[Records from a data source]

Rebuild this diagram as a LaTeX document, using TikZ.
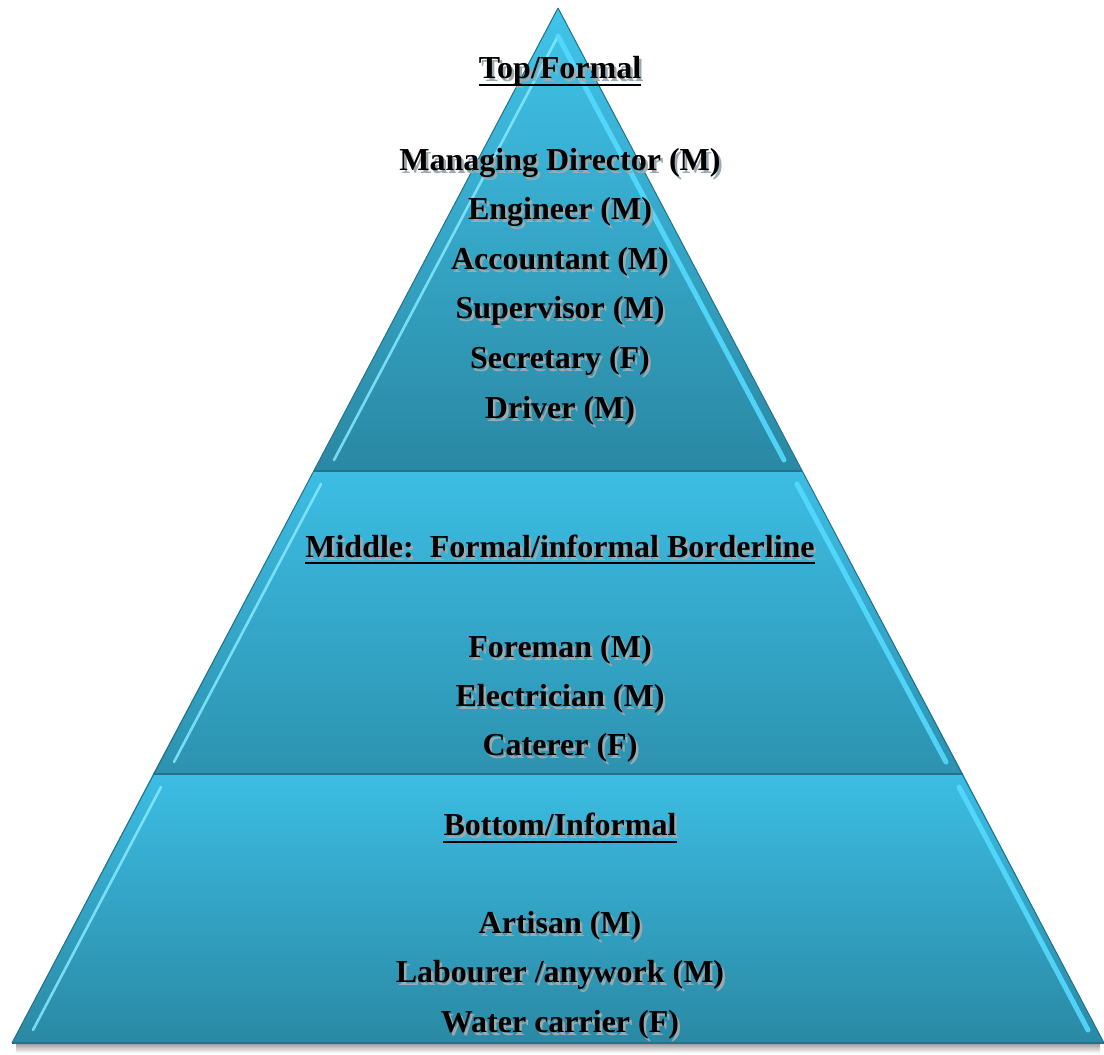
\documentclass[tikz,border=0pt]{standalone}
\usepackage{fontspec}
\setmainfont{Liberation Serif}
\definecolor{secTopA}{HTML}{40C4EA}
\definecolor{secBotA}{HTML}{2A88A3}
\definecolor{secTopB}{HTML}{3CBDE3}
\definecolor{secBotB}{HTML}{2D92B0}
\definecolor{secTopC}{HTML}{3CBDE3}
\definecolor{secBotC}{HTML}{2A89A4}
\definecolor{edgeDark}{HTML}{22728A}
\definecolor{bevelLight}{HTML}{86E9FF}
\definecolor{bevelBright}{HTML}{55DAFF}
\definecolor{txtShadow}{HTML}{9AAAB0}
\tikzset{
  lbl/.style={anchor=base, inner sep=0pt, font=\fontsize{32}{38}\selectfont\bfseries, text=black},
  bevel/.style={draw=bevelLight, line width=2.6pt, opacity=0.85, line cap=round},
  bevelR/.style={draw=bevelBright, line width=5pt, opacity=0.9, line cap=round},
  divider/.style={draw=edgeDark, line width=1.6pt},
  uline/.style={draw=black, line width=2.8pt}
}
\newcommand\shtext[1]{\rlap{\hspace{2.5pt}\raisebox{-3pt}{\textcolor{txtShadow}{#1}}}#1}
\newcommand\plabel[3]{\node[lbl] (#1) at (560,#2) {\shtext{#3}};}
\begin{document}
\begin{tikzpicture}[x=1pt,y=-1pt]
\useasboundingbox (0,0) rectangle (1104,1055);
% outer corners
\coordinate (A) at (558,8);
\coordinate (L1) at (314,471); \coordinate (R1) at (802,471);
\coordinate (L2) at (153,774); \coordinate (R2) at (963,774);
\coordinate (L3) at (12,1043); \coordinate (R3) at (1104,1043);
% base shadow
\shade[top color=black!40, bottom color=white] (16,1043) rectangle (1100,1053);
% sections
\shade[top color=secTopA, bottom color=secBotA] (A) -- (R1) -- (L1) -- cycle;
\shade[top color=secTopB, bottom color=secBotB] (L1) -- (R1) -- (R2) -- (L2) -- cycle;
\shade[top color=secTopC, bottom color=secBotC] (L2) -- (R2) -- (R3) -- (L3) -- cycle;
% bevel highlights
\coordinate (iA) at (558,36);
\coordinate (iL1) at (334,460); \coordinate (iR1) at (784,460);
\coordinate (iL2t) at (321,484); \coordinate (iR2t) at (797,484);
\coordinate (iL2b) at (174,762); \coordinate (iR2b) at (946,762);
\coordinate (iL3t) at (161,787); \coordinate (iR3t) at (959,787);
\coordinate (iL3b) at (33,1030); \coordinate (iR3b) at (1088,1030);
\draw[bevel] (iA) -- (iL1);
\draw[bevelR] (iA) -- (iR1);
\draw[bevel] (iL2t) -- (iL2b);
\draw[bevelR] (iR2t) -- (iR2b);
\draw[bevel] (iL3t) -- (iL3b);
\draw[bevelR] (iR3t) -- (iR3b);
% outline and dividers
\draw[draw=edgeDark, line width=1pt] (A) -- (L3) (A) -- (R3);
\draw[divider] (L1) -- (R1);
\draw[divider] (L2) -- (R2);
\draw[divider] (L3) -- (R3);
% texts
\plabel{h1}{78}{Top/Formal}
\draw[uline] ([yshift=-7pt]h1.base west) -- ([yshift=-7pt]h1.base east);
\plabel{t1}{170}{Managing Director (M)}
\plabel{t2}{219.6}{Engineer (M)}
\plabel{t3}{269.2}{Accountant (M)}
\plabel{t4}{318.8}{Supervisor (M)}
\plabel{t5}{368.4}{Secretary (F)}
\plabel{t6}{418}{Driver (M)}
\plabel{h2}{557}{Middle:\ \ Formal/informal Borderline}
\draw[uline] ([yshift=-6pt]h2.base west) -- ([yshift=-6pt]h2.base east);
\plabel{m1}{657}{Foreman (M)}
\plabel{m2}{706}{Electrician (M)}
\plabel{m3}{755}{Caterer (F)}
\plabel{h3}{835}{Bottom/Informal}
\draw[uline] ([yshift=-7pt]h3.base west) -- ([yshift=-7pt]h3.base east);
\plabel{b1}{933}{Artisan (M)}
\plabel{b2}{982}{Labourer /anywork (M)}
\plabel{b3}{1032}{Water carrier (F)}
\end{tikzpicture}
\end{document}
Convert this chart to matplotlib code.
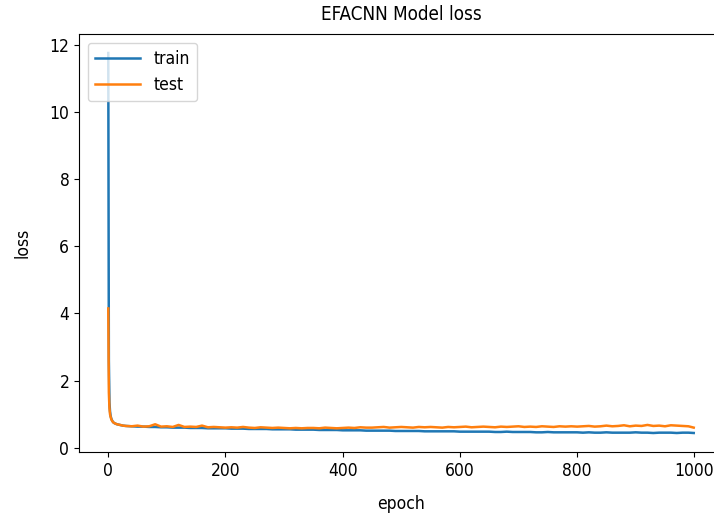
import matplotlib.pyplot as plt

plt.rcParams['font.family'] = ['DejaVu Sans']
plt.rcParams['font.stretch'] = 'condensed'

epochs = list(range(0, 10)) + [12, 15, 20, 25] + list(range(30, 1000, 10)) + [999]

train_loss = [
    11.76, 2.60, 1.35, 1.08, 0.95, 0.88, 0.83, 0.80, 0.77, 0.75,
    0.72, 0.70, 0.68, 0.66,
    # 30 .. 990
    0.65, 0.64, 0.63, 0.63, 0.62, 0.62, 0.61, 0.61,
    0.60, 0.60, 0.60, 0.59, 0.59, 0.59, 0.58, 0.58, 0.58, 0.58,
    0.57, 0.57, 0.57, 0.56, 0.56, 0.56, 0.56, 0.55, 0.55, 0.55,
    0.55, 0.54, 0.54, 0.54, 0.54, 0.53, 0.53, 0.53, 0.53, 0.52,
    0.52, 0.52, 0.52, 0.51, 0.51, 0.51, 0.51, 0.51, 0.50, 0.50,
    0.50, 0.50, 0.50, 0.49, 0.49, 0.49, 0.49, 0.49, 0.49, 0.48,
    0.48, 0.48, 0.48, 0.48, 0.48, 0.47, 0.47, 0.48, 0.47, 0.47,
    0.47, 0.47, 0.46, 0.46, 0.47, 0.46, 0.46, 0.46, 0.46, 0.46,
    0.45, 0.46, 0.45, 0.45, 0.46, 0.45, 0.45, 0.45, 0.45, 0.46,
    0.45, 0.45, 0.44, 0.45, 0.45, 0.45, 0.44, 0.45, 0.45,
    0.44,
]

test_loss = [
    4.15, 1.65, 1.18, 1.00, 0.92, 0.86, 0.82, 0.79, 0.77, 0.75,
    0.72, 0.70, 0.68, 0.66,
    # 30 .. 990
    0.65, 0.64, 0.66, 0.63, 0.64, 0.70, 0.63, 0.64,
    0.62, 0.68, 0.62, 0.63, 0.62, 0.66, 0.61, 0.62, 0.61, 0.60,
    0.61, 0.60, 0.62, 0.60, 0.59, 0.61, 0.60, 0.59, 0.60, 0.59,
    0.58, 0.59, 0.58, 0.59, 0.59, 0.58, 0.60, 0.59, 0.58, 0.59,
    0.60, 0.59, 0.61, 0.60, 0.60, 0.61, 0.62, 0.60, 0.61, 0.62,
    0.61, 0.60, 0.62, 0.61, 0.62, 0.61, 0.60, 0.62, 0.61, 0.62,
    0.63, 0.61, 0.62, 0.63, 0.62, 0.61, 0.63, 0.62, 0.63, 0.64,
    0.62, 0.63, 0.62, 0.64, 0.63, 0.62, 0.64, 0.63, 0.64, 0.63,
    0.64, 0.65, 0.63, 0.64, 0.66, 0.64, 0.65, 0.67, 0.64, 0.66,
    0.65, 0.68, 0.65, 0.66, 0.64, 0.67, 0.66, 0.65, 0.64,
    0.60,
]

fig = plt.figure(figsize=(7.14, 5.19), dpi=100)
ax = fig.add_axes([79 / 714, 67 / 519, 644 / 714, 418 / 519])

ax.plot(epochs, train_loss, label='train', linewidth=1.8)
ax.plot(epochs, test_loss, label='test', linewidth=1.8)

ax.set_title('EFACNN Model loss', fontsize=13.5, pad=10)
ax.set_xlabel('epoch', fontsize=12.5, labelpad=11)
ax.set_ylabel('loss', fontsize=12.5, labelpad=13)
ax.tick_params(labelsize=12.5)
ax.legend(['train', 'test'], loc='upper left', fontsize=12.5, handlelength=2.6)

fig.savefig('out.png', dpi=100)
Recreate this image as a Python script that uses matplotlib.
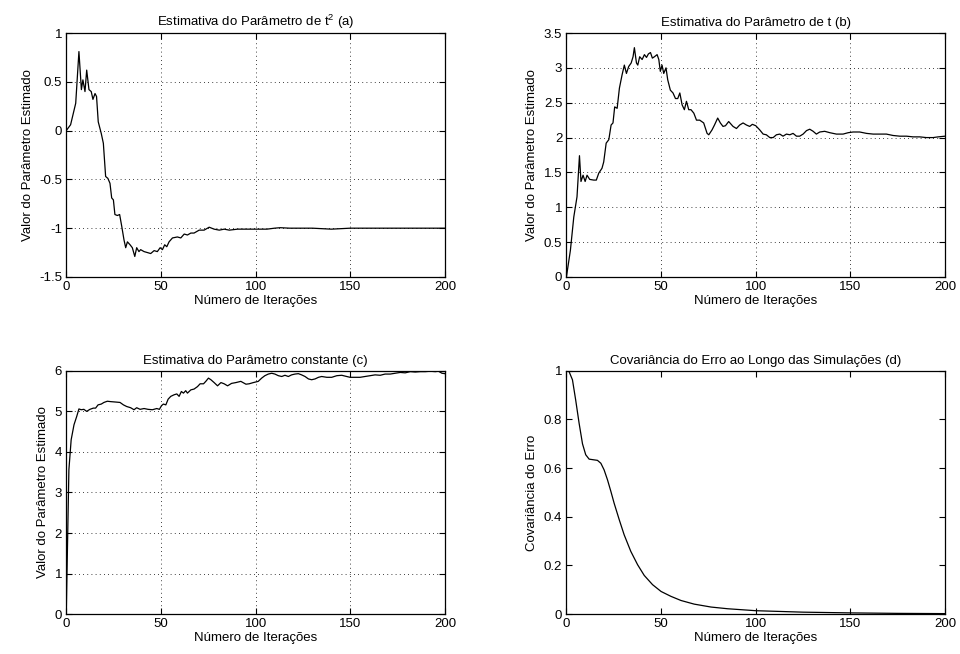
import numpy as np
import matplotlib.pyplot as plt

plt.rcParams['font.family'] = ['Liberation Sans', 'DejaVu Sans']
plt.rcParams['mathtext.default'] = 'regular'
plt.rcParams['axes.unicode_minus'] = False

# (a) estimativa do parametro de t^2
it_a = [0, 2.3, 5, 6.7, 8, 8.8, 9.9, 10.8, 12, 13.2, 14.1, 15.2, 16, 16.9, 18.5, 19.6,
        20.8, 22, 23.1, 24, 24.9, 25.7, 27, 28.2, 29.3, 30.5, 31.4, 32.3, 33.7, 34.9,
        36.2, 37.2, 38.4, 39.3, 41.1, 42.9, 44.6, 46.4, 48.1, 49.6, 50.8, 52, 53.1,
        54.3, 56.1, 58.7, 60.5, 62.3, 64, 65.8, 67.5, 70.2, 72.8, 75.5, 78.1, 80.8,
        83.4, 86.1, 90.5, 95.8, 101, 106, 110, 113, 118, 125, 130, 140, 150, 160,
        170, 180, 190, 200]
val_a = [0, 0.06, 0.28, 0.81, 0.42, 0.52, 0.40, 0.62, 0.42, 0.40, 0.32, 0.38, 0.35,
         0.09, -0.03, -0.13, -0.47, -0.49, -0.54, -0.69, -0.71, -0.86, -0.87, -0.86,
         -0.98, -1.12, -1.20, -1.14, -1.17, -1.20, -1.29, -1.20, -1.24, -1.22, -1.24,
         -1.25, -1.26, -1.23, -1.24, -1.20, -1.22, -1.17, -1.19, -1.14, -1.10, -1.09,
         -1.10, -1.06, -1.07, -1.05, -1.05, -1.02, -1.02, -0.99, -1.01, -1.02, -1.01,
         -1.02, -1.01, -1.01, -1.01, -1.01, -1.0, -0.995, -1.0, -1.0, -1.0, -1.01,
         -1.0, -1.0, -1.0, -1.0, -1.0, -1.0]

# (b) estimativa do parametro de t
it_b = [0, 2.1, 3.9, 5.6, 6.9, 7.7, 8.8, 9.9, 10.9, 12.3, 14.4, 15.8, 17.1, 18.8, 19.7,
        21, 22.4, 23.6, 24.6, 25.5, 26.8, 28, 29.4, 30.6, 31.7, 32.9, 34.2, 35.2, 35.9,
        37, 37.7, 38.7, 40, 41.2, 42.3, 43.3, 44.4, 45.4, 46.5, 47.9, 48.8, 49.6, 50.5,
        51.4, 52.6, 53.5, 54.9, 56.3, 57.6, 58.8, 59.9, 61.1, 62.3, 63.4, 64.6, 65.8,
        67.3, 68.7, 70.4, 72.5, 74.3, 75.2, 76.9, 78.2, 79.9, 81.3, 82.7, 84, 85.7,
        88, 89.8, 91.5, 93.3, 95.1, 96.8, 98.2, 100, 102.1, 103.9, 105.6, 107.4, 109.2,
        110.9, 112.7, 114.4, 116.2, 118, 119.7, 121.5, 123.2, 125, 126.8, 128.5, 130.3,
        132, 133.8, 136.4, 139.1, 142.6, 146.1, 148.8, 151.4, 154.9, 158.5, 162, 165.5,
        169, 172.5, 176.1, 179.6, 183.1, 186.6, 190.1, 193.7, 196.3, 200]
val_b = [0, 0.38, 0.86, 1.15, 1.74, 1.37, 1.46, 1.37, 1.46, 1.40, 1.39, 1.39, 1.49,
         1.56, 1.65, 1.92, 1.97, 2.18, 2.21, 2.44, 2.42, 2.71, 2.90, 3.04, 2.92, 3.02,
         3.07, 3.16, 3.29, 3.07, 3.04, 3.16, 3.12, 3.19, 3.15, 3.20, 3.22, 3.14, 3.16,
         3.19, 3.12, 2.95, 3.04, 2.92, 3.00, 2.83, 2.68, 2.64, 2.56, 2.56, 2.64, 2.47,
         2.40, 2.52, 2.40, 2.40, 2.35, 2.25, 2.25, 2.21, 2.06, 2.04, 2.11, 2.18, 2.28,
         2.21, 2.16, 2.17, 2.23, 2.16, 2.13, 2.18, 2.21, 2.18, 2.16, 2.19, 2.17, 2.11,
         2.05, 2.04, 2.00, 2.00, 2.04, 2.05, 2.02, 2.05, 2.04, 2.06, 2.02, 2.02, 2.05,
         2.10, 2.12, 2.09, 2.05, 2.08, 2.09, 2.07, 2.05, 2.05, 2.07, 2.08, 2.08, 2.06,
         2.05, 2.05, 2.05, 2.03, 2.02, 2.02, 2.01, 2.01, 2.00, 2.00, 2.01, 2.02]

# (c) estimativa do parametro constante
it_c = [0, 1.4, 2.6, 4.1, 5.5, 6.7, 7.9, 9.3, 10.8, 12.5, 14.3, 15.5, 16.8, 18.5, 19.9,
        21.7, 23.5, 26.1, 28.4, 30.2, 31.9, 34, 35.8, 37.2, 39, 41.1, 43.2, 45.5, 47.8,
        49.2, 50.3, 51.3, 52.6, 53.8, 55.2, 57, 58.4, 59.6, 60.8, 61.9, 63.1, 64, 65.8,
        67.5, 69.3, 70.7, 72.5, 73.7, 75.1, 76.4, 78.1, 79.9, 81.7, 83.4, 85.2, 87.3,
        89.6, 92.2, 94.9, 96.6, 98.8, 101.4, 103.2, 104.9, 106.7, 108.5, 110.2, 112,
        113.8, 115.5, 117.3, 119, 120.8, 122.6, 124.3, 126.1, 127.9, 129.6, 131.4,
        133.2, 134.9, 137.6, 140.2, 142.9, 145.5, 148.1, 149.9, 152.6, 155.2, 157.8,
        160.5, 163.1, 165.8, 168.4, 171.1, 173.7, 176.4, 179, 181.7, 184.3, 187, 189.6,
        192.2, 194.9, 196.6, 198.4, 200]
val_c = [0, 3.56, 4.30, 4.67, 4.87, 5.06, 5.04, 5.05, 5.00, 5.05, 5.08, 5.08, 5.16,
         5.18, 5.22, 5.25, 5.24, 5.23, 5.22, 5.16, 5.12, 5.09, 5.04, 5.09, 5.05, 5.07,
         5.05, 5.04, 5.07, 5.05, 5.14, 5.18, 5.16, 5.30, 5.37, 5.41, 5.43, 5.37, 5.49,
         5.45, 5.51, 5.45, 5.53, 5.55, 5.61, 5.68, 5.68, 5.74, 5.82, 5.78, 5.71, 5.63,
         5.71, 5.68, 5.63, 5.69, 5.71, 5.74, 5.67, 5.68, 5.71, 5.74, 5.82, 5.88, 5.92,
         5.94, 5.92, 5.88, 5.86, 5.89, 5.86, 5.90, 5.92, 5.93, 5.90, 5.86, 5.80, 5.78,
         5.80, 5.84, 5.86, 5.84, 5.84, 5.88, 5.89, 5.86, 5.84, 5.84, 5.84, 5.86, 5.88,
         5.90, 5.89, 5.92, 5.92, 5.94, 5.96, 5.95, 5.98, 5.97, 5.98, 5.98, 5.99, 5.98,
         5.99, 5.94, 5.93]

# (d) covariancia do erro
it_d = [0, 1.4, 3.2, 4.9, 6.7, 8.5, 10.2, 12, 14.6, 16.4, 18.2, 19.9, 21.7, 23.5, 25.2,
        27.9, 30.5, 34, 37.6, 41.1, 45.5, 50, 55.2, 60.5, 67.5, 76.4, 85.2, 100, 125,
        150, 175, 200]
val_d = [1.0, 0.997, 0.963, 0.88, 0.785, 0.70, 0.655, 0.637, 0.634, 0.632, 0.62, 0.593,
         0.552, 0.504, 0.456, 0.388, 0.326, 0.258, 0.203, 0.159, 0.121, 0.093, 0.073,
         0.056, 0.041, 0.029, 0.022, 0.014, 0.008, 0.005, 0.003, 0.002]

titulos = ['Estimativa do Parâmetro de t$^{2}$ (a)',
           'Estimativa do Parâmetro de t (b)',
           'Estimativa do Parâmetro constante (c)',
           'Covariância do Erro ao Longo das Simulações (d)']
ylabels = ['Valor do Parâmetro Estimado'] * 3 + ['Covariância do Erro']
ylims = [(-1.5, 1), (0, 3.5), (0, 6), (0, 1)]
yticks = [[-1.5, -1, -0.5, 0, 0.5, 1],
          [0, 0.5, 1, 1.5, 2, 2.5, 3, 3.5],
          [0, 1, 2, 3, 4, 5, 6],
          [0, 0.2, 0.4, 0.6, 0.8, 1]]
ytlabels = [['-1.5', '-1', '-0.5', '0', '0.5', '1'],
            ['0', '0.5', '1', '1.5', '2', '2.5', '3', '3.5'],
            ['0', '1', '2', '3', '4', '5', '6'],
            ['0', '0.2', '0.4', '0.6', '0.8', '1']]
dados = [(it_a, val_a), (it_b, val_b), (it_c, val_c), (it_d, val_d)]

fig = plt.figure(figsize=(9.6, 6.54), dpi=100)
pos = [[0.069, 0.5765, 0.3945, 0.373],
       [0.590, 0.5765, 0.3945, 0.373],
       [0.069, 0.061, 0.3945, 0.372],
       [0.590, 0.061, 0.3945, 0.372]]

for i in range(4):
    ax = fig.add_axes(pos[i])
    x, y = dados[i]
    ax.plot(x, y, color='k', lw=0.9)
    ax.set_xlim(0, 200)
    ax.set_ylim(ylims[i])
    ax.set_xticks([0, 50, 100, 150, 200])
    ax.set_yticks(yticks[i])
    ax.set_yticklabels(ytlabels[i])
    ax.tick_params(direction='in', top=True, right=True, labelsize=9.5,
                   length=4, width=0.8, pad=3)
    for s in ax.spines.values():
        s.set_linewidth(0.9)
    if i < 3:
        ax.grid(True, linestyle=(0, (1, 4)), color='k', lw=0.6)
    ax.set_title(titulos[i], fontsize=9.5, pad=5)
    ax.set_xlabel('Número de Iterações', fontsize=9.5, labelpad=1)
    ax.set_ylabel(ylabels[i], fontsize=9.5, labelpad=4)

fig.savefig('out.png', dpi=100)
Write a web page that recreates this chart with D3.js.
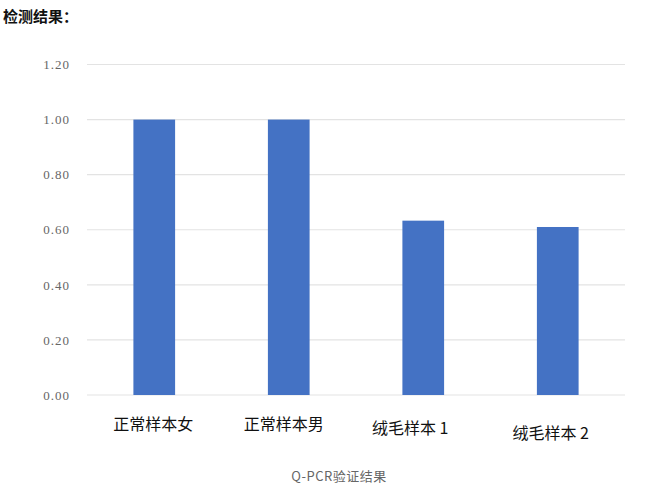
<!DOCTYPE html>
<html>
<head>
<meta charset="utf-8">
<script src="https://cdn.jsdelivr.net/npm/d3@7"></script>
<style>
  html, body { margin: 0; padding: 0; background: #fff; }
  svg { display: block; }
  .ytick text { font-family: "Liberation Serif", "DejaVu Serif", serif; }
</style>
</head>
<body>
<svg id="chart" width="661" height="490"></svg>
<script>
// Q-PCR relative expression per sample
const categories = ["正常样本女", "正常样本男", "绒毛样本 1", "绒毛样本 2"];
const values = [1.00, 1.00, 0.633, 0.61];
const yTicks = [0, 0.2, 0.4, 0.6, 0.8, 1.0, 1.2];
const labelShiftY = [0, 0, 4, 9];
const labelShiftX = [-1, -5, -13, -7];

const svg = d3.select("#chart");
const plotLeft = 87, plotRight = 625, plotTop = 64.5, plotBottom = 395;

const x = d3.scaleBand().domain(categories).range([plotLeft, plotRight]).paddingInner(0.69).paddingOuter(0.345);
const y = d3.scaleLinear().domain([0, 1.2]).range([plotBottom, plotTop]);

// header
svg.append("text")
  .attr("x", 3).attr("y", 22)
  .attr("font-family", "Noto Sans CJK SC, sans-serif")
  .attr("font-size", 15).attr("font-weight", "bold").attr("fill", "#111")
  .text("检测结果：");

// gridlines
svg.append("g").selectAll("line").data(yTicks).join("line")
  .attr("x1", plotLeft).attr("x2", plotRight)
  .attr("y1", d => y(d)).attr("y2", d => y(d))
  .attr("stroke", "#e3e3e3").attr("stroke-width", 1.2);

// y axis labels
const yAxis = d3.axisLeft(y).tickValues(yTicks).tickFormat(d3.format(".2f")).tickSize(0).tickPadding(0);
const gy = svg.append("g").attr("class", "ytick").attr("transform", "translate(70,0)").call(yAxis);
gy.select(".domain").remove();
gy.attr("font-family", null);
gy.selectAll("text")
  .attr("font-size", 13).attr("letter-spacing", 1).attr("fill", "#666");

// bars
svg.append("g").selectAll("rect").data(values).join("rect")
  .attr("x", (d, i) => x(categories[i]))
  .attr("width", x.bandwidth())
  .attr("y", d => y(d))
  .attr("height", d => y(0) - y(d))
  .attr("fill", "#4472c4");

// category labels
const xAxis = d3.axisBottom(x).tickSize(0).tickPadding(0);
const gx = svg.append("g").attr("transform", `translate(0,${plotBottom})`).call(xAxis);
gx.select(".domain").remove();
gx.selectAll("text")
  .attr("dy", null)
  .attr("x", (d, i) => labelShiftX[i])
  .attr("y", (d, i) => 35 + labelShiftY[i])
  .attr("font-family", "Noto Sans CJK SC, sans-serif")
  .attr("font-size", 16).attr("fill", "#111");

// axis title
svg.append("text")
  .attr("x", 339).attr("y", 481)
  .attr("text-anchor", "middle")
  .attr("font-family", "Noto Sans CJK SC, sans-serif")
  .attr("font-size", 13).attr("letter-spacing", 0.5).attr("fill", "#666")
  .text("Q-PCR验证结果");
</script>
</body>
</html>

_Task description_
Only the lines from the one with "Convert this chart to matplotlib code." down to the one with "plt.rcParams['font.stretch'] = 'condensed'" belong in your copy, both ends included; write them out exactly and skip any pictures.

_Result of this exercise_
Convert this chart to matplotlib code.
import matplotlib.pyplot as plt

plt.rcParams['font.family'] = ['DejaVu Sans']
plt.rcParams['font.stretch'] = 'condensed'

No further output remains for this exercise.